Exercise instructions: Every line in the listing below from the one with "Output the Python" through the one with "plt.rcParams['font.family'] = ['Liberation" is to be reproduced exactly, both ends included; leave out the rest.

Data to use:
start

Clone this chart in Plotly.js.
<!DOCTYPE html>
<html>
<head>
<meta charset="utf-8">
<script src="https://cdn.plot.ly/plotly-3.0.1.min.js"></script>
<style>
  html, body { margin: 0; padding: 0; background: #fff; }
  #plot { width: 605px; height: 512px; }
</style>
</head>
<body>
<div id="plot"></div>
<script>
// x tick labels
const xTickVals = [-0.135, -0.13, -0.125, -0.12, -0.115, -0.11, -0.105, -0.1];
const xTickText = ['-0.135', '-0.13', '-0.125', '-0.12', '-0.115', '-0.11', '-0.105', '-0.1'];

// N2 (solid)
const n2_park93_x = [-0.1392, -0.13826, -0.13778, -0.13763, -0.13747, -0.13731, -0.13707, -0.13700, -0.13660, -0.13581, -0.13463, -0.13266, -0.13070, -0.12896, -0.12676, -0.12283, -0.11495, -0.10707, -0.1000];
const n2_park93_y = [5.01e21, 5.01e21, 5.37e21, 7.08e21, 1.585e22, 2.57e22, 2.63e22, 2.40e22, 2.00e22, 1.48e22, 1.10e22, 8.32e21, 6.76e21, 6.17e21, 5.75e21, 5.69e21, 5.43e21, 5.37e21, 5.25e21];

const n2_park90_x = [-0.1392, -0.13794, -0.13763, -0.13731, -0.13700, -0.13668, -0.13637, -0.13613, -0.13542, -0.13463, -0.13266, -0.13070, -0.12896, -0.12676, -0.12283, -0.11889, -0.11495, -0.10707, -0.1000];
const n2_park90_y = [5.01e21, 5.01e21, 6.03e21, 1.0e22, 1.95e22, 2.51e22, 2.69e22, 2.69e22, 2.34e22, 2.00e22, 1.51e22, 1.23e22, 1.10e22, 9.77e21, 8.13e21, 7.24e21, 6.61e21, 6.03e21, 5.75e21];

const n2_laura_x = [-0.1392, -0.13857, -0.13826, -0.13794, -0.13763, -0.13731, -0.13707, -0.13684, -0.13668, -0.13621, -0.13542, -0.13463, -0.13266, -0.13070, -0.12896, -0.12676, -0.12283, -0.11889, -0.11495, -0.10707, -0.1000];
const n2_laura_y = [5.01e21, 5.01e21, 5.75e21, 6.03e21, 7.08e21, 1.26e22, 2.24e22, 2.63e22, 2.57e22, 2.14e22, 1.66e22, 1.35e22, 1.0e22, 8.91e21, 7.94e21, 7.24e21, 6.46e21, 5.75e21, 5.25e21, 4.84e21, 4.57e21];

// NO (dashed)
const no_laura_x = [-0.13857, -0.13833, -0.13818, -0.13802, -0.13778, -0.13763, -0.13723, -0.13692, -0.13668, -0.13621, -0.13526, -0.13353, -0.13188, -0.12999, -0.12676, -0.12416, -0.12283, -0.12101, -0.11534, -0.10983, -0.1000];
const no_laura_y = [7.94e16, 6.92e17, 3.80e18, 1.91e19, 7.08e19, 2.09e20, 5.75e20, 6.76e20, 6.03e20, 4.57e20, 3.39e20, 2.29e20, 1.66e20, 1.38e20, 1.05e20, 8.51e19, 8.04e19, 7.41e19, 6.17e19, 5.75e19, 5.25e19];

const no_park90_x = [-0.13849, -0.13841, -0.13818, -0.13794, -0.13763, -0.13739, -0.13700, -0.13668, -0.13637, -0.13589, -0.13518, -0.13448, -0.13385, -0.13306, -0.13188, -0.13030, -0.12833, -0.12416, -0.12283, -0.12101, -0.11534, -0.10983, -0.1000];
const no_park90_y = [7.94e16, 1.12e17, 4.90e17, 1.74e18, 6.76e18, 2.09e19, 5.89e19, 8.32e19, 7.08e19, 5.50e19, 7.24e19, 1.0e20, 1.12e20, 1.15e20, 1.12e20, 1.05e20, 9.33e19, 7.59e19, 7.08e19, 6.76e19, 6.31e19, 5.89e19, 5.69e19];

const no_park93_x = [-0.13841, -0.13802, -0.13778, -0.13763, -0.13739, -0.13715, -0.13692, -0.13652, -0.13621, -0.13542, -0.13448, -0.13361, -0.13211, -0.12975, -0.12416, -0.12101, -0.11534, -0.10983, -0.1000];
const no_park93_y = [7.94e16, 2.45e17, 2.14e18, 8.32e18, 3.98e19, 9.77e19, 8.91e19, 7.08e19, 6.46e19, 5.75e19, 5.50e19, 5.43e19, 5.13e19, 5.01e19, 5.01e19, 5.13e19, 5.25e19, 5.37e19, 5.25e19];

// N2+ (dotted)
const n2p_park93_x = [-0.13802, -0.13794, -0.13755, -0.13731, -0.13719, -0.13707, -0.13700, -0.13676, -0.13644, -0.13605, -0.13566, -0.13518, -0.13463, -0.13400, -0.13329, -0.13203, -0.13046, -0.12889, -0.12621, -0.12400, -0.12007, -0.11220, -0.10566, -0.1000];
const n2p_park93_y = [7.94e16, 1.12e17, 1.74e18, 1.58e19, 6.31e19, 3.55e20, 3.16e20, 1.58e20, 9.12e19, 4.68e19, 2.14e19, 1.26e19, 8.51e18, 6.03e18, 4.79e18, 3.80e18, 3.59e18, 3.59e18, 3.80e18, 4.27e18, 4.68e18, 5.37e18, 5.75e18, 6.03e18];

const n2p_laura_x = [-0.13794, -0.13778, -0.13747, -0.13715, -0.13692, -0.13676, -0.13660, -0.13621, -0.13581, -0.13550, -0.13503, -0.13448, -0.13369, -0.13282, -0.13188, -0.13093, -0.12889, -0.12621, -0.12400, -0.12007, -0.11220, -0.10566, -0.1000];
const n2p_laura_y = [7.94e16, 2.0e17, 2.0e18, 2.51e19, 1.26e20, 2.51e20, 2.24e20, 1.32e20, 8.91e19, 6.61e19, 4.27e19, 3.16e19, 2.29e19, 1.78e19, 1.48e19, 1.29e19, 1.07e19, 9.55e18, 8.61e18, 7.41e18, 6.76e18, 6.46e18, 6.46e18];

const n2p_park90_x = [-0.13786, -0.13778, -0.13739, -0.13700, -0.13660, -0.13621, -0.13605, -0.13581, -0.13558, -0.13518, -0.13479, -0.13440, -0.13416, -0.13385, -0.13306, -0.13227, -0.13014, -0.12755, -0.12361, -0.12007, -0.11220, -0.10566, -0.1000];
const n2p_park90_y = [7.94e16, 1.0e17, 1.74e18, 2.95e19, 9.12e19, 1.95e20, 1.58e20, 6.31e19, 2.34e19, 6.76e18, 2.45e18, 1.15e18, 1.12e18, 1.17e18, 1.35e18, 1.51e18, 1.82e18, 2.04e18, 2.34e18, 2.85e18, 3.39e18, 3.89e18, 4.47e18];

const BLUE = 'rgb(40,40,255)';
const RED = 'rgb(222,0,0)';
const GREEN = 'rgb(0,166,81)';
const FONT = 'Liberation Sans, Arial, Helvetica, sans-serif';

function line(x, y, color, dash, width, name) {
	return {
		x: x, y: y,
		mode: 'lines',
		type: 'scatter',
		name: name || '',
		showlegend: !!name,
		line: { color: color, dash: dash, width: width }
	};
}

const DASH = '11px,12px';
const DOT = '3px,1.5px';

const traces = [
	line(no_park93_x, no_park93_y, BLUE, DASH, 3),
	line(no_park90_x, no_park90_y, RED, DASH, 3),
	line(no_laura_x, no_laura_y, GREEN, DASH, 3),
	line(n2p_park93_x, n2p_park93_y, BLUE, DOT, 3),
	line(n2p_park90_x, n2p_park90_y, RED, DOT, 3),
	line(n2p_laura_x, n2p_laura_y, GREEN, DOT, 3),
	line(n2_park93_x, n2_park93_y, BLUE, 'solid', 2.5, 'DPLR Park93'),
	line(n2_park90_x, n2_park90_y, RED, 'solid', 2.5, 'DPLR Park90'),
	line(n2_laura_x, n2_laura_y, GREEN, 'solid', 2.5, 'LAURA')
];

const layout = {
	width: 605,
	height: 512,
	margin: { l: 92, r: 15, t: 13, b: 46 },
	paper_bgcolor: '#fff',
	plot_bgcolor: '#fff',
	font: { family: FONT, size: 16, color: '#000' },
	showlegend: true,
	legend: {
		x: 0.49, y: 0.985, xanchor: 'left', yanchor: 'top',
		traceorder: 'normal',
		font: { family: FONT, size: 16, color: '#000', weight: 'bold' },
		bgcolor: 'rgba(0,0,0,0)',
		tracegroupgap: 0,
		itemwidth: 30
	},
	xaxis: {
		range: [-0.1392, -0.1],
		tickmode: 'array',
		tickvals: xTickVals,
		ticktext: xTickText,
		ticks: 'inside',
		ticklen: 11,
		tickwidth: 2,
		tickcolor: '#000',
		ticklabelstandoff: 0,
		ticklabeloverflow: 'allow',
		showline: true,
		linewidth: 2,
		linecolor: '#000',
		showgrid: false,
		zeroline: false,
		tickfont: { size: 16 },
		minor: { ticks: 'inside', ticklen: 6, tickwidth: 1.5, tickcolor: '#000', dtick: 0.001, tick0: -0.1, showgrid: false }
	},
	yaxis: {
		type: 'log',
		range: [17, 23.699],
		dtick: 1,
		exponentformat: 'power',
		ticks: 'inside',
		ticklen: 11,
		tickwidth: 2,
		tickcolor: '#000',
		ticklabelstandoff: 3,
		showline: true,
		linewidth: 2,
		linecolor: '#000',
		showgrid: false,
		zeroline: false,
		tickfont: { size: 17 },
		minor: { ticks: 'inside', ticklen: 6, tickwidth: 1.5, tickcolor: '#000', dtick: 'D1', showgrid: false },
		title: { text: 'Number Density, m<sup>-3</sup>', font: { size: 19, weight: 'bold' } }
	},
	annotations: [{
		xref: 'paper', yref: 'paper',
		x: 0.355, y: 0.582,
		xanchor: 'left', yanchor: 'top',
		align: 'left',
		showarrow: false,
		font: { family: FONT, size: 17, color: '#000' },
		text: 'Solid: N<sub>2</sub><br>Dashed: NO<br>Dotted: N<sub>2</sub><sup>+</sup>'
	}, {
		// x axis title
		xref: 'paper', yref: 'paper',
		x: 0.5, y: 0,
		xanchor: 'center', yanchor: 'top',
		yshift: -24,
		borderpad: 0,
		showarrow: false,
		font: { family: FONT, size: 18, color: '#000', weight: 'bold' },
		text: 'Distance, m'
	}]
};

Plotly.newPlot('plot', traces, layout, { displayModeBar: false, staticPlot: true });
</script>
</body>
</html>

end
start

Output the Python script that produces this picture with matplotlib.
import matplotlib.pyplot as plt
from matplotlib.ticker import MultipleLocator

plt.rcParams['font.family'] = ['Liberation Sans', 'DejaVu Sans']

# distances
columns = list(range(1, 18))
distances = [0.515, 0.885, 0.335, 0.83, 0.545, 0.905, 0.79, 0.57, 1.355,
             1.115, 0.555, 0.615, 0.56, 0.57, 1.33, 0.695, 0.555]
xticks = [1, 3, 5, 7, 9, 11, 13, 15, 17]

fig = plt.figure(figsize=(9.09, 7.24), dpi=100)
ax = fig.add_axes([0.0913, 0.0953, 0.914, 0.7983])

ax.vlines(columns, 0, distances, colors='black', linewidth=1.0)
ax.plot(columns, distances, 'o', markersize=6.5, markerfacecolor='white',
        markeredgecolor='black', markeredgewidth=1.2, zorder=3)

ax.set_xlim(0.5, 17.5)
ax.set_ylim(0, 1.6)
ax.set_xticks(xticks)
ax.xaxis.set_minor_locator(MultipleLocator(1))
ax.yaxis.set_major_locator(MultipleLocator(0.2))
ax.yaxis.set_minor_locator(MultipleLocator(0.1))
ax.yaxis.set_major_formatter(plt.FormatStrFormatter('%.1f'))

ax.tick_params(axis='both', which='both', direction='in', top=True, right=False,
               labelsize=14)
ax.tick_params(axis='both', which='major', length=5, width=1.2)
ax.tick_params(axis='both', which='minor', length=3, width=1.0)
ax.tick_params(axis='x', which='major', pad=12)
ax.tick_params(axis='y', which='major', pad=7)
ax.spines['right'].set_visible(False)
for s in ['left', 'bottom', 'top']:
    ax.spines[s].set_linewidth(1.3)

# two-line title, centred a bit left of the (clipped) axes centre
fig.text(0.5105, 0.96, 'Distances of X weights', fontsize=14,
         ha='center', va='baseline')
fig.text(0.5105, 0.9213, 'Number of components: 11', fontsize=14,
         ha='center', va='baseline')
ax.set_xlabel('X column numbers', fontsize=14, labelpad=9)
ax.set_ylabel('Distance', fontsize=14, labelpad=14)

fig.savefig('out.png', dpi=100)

end
start

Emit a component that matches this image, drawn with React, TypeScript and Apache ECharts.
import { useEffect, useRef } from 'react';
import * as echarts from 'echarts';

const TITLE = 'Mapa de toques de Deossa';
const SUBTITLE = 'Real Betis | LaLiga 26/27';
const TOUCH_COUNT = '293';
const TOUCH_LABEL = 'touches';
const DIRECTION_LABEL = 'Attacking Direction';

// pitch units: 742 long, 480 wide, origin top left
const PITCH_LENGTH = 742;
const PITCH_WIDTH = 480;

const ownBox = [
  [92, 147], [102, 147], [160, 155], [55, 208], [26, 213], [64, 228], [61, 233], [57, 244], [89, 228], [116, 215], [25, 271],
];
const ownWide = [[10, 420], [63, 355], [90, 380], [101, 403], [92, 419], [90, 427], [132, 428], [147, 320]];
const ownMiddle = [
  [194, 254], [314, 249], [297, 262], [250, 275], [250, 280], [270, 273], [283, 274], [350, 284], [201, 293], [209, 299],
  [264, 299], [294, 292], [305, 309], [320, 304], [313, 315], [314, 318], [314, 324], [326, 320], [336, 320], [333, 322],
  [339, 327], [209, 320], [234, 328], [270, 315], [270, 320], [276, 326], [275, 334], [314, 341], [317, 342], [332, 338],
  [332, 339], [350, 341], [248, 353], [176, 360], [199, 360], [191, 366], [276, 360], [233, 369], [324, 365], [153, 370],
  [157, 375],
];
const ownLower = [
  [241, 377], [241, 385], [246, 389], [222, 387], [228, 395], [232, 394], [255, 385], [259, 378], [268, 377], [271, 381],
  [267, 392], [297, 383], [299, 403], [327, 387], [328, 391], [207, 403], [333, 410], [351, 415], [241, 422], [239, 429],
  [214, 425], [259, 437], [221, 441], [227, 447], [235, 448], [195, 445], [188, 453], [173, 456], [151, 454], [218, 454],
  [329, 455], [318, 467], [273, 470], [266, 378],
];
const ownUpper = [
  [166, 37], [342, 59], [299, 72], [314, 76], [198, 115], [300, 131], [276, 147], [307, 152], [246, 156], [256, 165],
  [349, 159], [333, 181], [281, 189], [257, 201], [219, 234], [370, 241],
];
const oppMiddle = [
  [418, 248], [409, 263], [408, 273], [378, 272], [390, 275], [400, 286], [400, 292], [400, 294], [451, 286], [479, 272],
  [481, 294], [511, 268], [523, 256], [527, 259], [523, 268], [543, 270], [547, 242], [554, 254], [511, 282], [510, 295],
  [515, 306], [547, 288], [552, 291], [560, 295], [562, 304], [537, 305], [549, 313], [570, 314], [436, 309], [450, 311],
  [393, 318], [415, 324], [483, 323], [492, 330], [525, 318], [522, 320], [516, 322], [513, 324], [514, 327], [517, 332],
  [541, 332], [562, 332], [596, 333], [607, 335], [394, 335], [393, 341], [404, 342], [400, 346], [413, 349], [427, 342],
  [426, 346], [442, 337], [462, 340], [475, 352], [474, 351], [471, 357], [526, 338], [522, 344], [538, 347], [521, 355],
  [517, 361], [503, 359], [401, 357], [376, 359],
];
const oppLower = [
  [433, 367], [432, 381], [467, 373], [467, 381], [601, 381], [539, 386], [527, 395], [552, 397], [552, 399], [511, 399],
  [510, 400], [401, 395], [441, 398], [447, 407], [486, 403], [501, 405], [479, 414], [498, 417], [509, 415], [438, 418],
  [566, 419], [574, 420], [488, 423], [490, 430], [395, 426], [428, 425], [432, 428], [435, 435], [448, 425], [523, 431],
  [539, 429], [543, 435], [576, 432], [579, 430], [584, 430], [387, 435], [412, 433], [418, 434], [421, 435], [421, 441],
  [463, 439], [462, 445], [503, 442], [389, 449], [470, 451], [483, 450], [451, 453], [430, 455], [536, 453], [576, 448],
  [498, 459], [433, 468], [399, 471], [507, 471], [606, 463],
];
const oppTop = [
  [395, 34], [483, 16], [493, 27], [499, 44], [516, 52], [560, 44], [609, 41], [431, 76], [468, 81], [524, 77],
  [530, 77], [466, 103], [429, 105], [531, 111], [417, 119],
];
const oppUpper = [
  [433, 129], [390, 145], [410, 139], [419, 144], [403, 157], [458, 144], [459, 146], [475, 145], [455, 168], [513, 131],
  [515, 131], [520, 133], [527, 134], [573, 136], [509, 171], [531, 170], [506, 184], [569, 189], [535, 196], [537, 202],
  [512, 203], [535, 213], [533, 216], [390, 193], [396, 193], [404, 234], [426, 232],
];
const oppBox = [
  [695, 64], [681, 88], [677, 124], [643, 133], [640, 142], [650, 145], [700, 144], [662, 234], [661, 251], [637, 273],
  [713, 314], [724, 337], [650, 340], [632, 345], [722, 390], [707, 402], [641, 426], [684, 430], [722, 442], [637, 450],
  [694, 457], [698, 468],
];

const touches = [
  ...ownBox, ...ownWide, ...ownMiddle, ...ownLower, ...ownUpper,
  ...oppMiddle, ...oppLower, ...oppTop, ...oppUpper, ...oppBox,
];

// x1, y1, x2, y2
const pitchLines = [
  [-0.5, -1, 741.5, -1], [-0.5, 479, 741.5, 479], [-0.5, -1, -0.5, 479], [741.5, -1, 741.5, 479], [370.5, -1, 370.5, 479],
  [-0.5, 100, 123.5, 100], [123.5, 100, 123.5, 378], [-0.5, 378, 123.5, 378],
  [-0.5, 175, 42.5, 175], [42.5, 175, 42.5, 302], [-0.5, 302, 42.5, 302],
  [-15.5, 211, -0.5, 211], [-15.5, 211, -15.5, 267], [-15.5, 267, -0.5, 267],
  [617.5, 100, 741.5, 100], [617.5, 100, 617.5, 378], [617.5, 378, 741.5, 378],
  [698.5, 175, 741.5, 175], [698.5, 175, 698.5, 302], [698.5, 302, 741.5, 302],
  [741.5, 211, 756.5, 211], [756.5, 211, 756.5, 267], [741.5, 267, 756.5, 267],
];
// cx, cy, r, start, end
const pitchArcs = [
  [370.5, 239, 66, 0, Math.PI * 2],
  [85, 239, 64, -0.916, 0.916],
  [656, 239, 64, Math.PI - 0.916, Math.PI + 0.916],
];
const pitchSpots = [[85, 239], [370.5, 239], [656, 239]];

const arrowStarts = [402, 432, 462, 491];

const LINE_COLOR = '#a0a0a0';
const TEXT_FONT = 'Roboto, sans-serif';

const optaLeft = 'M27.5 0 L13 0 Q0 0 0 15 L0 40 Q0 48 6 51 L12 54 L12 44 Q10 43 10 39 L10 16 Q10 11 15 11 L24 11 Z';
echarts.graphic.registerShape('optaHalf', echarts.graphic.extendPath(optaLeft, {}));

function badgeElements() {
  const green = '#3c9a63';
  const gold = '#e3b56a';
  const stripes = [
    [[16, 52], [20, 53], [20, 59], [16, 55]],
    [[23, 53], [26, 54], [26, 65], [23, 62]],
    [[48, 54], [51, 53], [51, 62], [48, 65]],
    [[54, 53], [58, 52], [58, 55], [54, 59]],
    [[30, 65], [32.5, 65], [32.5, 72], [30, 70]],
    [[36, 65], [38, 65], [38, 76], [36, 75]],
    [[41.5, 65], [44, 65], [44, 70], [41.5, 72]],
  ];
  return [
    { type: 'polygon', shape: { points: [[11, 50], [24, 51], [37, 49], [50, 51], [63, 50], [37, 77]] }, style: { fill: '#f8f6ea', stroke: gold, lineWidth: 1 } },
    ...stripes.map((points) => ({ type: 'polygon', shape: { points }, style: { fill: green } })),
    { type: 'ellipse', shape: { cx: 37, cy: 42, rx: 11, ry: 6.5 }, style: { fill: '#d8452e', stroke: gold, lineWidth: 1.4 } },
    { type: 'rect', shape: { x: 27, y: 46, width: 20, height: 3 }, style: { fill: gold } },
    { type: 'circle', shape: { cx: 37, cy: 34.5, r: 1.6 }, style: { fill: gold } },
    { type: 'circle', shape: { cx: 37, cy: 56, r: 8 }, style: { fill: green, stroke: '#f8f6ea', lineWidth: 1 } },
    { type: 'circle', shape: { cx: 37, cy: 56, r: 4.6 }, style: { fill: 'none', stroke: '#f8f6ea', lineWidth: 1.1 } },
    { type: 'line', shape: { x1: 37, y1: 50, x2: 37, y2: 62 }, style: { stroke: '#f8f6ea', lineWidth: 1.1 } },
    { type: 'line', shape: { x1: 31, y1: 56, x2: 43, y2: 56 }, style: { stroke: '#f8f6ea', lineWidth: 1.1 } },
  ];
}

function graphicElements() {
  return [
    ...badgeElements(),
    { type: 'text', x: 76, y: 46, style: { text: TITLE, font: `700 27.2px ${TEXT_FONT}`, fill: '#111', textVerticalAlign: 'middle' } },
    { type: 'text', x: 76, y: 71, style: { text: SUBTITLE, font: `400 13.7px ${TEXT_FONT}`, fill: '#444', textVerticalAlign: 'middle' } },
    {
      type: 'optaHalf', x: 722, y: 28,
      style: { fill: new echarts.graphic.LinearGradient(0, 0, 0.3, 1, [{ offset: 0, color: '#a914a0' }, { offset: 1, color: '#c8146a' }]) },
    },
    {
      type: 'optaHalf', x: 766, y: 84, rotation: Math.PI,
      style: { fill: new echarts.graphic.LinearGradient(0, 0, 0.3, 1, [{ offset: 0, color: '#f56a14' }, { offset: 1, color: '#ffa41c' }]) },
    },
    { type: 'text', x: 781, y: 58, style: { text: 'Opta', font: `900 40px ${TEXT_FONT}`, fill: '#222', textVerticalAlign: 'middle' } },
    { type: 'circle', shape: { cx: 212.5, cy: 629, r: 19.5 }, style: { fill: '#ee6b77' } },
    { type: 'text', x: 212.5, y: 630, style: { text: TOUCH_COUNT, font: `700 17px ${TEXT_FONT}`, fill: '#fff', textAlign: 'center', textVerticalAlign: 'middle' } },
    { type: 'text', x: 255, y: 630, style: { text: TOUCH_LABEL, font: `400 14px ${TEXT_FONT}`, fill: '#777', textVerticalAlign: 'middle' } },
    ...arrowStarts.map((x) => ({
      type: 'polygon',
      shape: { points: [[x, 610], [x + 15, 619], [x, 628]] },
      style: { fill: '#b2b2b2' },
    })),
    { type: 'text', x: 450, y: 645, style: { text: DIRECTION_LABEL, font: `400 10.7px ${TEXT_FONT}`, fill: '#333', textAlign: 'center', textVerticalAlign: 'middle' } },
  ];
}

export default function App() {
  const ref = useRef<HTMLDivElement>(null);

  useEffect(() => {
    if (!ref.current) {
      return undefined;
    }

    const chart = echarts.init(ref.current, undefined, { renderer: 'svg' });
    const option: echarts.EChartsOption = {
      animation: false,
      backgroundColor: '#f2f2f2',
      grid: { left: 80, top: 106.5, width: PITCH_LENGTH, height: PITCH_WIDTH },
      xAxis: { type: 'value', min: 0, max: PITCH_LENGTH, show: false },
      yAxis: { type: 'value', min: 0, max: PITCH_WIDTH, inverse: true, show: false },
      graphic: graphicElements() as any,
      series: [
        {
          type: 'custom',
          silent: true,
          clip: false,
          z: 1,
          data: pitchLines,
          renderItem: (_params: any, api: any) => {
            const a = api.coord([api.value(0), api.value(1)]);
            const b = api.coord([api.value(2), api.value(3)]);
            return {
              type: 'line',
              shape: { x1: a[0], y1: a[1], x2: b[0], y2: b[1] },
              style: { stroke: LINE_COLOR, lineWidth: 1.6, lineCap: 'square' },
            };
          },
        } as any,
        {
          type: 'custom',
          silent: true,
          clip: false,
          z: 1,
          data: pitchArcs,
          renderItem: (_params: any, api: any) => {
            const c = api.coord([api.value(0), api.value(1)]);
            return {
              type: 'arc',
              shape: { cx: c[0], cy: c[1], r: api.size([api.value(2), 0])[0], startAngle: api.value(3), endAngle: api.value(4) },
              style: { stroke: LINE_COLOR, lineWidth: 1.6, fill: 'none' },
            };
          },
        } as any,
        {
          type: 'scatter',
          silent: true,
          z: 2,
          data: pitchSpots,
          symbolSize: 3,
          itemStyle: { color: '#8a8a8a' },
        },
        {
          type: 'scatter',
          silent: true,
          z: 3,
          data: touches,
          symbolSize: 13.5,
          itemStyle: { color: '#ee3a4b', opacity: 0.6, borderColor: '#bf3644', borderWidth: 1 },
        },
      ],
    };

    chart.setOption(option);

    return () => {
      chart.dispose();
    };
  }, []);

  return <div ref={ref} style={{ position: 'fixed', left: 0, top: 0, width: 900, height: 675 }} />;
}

end

Result for this exercise:
Output the Python script that produces this picture with matplotlib.
import matplotlib.pyplot as plt
from matplotlib.ticker import MultipleLocator

plt.rcParams['font.family'] = ['Liberation Sans', 'DejaVu Sans']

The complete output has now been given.